Make sure that you ask yourself the following questions:
Did you overfund your trade?
Did you set appropriate Stop Loss and Take Profit limits?
Did you rush to make your trade?
What was the source of your trading information?
3 Never stop learning
The best traders don’t have some supernatural talent to make great trades, they learn from their mistakes and have a good trading strategy. If you’re unsure as to where you went wrong, consult an expert. In this case, CMTrading is always ready to help our clients with excellent trading conditions and advice. You can also attend our weekly webinars and discover amazing trading techniques.
4 Develop a trading strategy
Being a trader is all about taking calculated risks. There’s no guarantee that things will go your way but allowing fear to control your career will only lead to failure. Trading is a skill and as such will need time and dedication to growing. The more time you spend learning and developing your trading strategy, the more profit opportunities will occur.

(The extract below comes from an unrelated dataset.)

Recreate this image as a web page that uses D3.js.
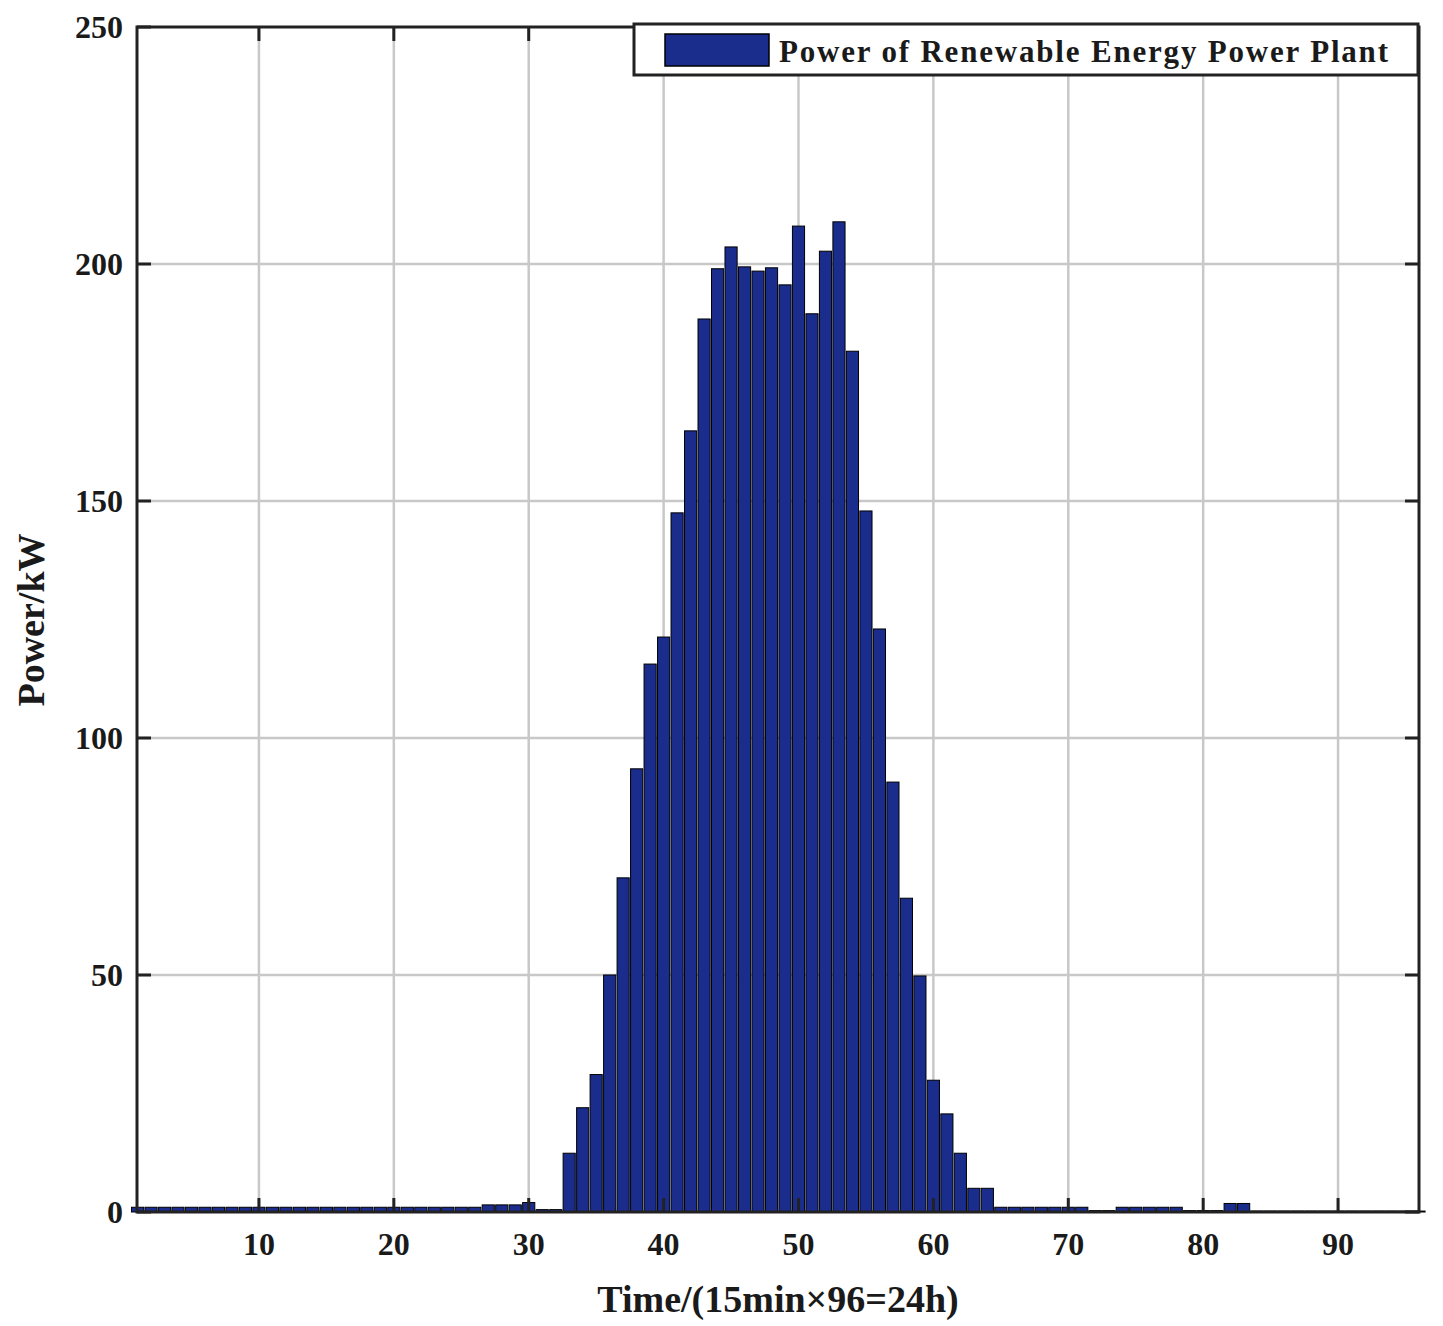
<!DOCTYPE html>
<html><head><meta charset="utf-8">
<script src="https://cdn.jsdelivr.net/npm/d3@7"></script>
<style>body{margin:0;background:#fff}</style></head>
<body><svg id="c" width="1443" height="1326"></svg>
<script>
const power=[1,1,1,1,1,1,1,1,1,1,1,1,1,1,1,1,1,1,1,1,1,1,1,1,1,1,1.5,1.5,1.5,2,0.5,0.5,
12.4,22,29,50,70.5,93.5,115.6,121.3,147.5,164.8,188.4,199,203.6,199.4,198.5,199.2,195.6,208,189.5,202.7,208.9,181.6,147.9,123,90.7,66.2,49.8,27.8,20.7,12.4,5,5,
1,1,1,1,1,1,1,0.3,0.3,1,1,1,1,1,0.3,0.3,0.3,1.8,1.8,0.2,0.2,0.2,0.2,0.2,0.2,0.2,0.2,0.2,0.2,0.2,0.2,0.2];
const xTicks=[10,20,30,40,50,60,70,80,90];
const yTicks=[0,50,100,150,200,250];
const seriesName="Power of Renewable Energy Power Plant";
const L=137,R=1419,T=27,B=1212;
const svg=d3.select("#c");
const x=d3.scaleLinear().domain([0.96,96.0]).range([L,R]);
const y=d3.scaleLinear().domain([0,250]).range([B,T]);
const font="'Liberation Serif','Times New Roman',serif";
const ink="#1a1a1a";
svg.append("g").selectAll("line").data(xTicks).join("line")
 .attr("x1",d=>x(d)).attr("x2",d=>x(d)).attr("y1",T).attr("y2",B)
 .attr("stroke","#c8c8c8").attr("stroke-width",2.5);
svg.append("g").selectAll("line").data(yTicks.slice(1,-1)).join("line")
 .attr("x1",L).attr("x2",R).attr("y1",d=>y(d)).attr("y2",d=>y(d))
 .attr("stroke","#c8c8c8").attr("stroke-width",2.5);
const bw=(x(2)-x(1))*0.9;
svg.append("g").selectAll("rect").data(power).join("rect")
 .attr("x",(d,i)=>x(i+1)-bw/2).attr("width",bw)
 .attr("y",d=>y(d)).attr("height",d=>B-y(d))
 .attr("fill","#1a2c8c").attr("stroke","#000").attr("stroke-width",1);
svg.append("rect").attr("x",L).attr("y",T).attr("width",R-L).attr("height",B-T)
 .attr("fill","none").attr("stroke","#222").attr("stroke-width",3);
const g=svg.append("g");
yTicks.forEach(t=>{
 g.append("line").attr("x1",L).attr("x2",L+14).attr("y1",y(t)).attr("y2",y(t)).attr("stroke","#222").attr("stroke-width",3);
 g.append("line").attr("x1",R).attr("x2",R-14).attr("y1",y(t)).attr("y2",y(t)).attr("stroke","#222").attr("stroke-width",3);
 g.append("text").attr("x",L-14).attr("y",y(t)+11).attr("text-anchor","end")
  .attr("font-family",font).attr("font-weight","bold").attr("font-size",32).attr("fill",ink).text(t);
});
xTicks.forEach(t=>{
 g.append("line").attr("x1",x(t)).attr("x2",x(t)).attr("y1",B).attr("y2",B-14).attr("stroke","#222").attr("stroke-width",3);
 g.append("line").attr("x1",x(t)).attr("x2",x(t)).attr("y1",T).attr("y2",T+14).attr("stroke","#222").attr("stroke-width",3);
 g.append("text").attr("x",x(t)).attr("y",B+43).attr("text-anchor","middle")
  .attr("font-family",font).attr("font-weight","bold").attr("font-size",32).attr("fill",ink).text(t);
});
svg.append("text").attr("x",778).attr("y",1312).attr("text-anchor","middle")
 .attr("font-family",font).attr("font-weight","bold").attr("font-size",38).attr("fill",ink)
 .text("Time/(15min×96=24h)");
svg.append("text").attr("transform",`translate(44,620) rotate(-90)`).attr("text-anchor","middle")
 .attr("font-family",font).attr("font-weight","bold").attr("font-size",38).attr("fill",ink)
 .text("Power/kW");
svg.append("rect").attr("x",634).attr("y",24).attr("width",784).attr("height",51)
 .attr("fill","#fff").attr("stroke","#222").attr("stroke-width",3);
svg.append("rect").attr("x",665).attr("y",34).attr("width",104).attr("height",32)
 .attr("fill","#1a2c8c").attr("stroke","#000").attr("stroke-width",1.5);
svg.append("text").attr("x",779).attr("y",62).attr("font-family",font).attr("font-weight","bold")
 .attr("font-size",31).attr("fill",ink).attr("textLength",609).attr("lengthAdjust","spacing").text(seriesName);
</script></body></html>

5 Diversify your portfolio
There is an adage that says, “don’t put all your eggs in one basket”. This directly applies to trading. Oil investors lost millions in 2020 due to the pandemic whereas Gold traders saw record highs in the same year. This all changed in 2021, as oil is resurgent, and gold is a far cry off its highs seen in 2020. Now consider what your portfolio would look like if you invested in both. Having a diversified portfolio means more opportunities for profits as well as minimizing your risk should one or more sectors, you’re investing in suffer disaster. If gold tumbles, you can profit from climbing oil prices and vice versa.